U.S. Navy Historical & Heritage Command photo NH79376

Above we see vedetes of French Naval Assault Division (Dinassaut) 8 patrolling the Bassac River in the sector of Can Tho, Cochinchina, August 1952. If you were to lose the traditional French sailor’s “bachi” caps, this image could have come right out of “Apocalypse Now.” 

When the French decided to reassert themselves in formerly Japanese-occupied French Indochina in late 1945, they found it a tough apple to bite. While control of the large cities, ports, and highways was cut and dry, the interior and its waterways were a whole different issue.
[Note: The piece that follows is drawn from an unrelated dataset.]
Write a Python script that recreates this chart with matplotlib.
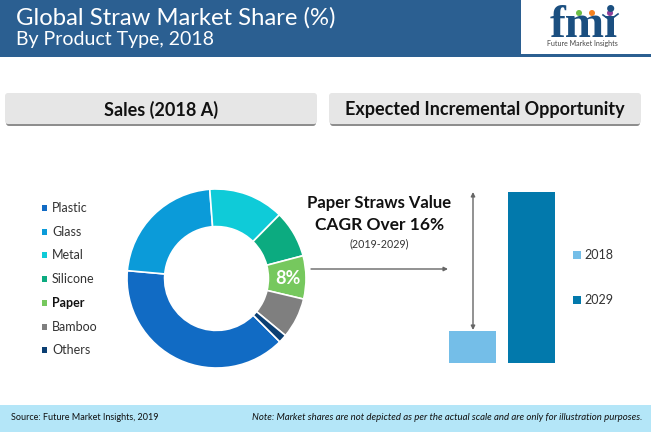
import matplotlib
matplotlib.use('Agg')
from matplotlib import pyplot as plt
from matplotlib.patches import Rectangle, FancyBboxPatch, Circle

W, H = 653, 432

# Donut data (share %)
products = ['Plastic', 'Glass', 'Metal', 'Silicone', 'Paper', 'Bamboo', 'Others']
shares = [38.9, 22.4, 13.6, 8.5, 7.8, 7.3, 1.5]
colors = ['#116BC4', '#0B9BD9', '#0FCBD8', '#0CAB80', '#76C85E', '#7F7F7F', '#0B3F73']

# Bar data (index, not to scale in the source)
years = ['2018', '2029']
values = [32, 171]
bar_colors = ['#74BEE8', '#0279AC']

plt.rcParams['font.family'] = ['Lato', 'DejaVu Sans']

fig = plt.figure(figsize=(W / 100, H / 100), dpi=100)

# full figure overlay in pixel coords
bg = fig.add_axes([0, 0, 1, 1])
bg.set_xlim(0, W)
bg.set_ylim(H, 0)
bg.axis('off')

# Header
bg.add_patch(Rectangle((0, 0), 521, 55, fc='#2B5F91', ec='none'))
bg.add_patch(Rectangle((0, 54), 651, 3, fc='#2B5F91', ec='none'))
bg.text(16, 18, 'Global Straw Market Share (%)', color='white', fontsize=17.2, va='center')
bg.text(16, 40, 'By Product Type, 2018', color='white', fontsize=14, va='center')

# Logo
bg.text(584, 37, 'fmi', color='#1B4F80', fontsize=34, weight='bold', family='Liberation Serif',
        ha='center', va='baseline')
for x, c in zip([579, 592, 610], ['#6CBE45', '#F58220', '#8E3F98']):
    bg.add_patch(Circle((x, 13), 3, fc=c, ec='none'))
bg.plot([603, 610, 618], [15, 20, 14], color='#1B4F80', lw=1.2)
bg.text(582, 43.5, 'Future Market Insights', color='#444444', fontsize=5, ha='center', va='center')

# Section headings
for x0, label in [(5, 'Sales (2018 A)'), (329, 'Expected Incremental Opportunity')]:
    bg.add_patch(FancyBboxPatch((x0 + 1, 96), 310, 30, boxstyle='round,pad=0,rounding_size=3',
                                fc='#8E8E8E', ec='none'))
    bg.add_patch(FancyBboxPatch((x0, 93), 312, 31, boxstyle='round,pad=0,rounding_size=3',
                                fc='#E6E6E6', ec='none'))
    bg.text(x0 + 156, 110, label, color='#111111', fontsize=13, weight='bold',
            ha='center', va='center')

# Legend of the donut
legend_y = [208, 232, 255, 279, 303, 327, 350]
for name, c, y in zip(products, colors, legend_y):
    bg.add_patch(Rectangle((42, y - 3), 5, 6, fc=c, ec='none'))
    bg.text(52, y, name, color='#111111' if name == 'Paper' else '#333333', fontsize=9,
            weight='bold' if name == 'Paper' else 'normal', va='center')

# Middle text
bg.text(379.5, 203, 'Paper Straws Value', color='#111111', fontsize=12, weight='bold', ha='center', va='center')
bg.text(379.5, 225, 'CAGR Over 16%', color='#111111', fontsize=12.5, weight='bold', ha='center', va='center')
bg.text(379, 244, '(2019-2029)', color='#333333', fontsize=7.7, ha='center', va='center')
bg.annotate('', xy=(448, 269), xytext=(311, 269),
            arrowprops=dict(arrowstyle='-|>', color='#666666', lw=1, mutation_scale=6, shrinkA=0, shrinkB=0))
bg.annotate('', xy=(473, 330), xytext=(473, 192),
            arrowprops=dict(arrowstyle='<|-|>', color='#666666', lw=1, mutation_scale=6, shrinkA=0, shrinkB=0))

# Bar legend
for yr, c, y in zip(years, bar_colors, [255, 300]):
    bg.add_patch(Rectangle((573, y - 4), 8, 8, fc=c, ec='none'))
    bg.text(584, y, yr, color='#333333', fontsize=9, va='center')

# Footer
bg.add_patch(Rectangle((0, 405), 651, 27, fc='#B4E6F8', ec='none'))
bg.text(11, 417, 'Source: Future Market Insights, 2019', color='#111111', fontsize=6.5, va='center')
bg.text(642, 417, 'Note: Market shares are not depicted as per the actual scale and are only for illustration purposes.',
        color='#111111', fontsize=6.9, style='italic', ha='right', va='center')

# Donut
r_px = 89.5
cx, cy = 216.5, 278.5
ax = fig.add_axes([(cx - r_px) / W, 1 - (cy + r_px) / H, 2 * r_px / W, 2 * r_px / H])
wedges, _ = ax.pie(shares, colors=colors, startangle=-45, counterclock=False, radius=1,
                   wedgeprops=dict(width=0.42, edgecolor='white', linewidth=1.2))
ax.set_xlim(-1, 1)
ax.set_ylim(-1, 1)
ax.text(0.8, 0.0, '8%', color='white', fontsize=13, weight='bold', ha='center', va='center')

# Bars
ax2 = fig.add_axes([440 / W, 1 - 363 / H, 124 / W, 171 / H])
ax2.bar([0, 1], values, width=0.8, color=bar_colors)
ax2.set_xlim(-0.55, 1.55)
ax2.set_ylim(0, 171)
ax2.axis('off')

fig.savefig('out.png', dpi=100)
VADM Paul Philippe Ortoli, the French Naval commander in the Far East, and Gen. Jacques-Philippe Leclerc, at the time the top banana overall in the region, therefore directed career Fusilier Marin Capt. Francois Gabriel Pierre Jaubert– head of a group of volunteer French Marines and sailors dubbed Compagnie Merlet— to form a riverine force of landing craft and naval infantry to secure the Mekong and Bassac rivers.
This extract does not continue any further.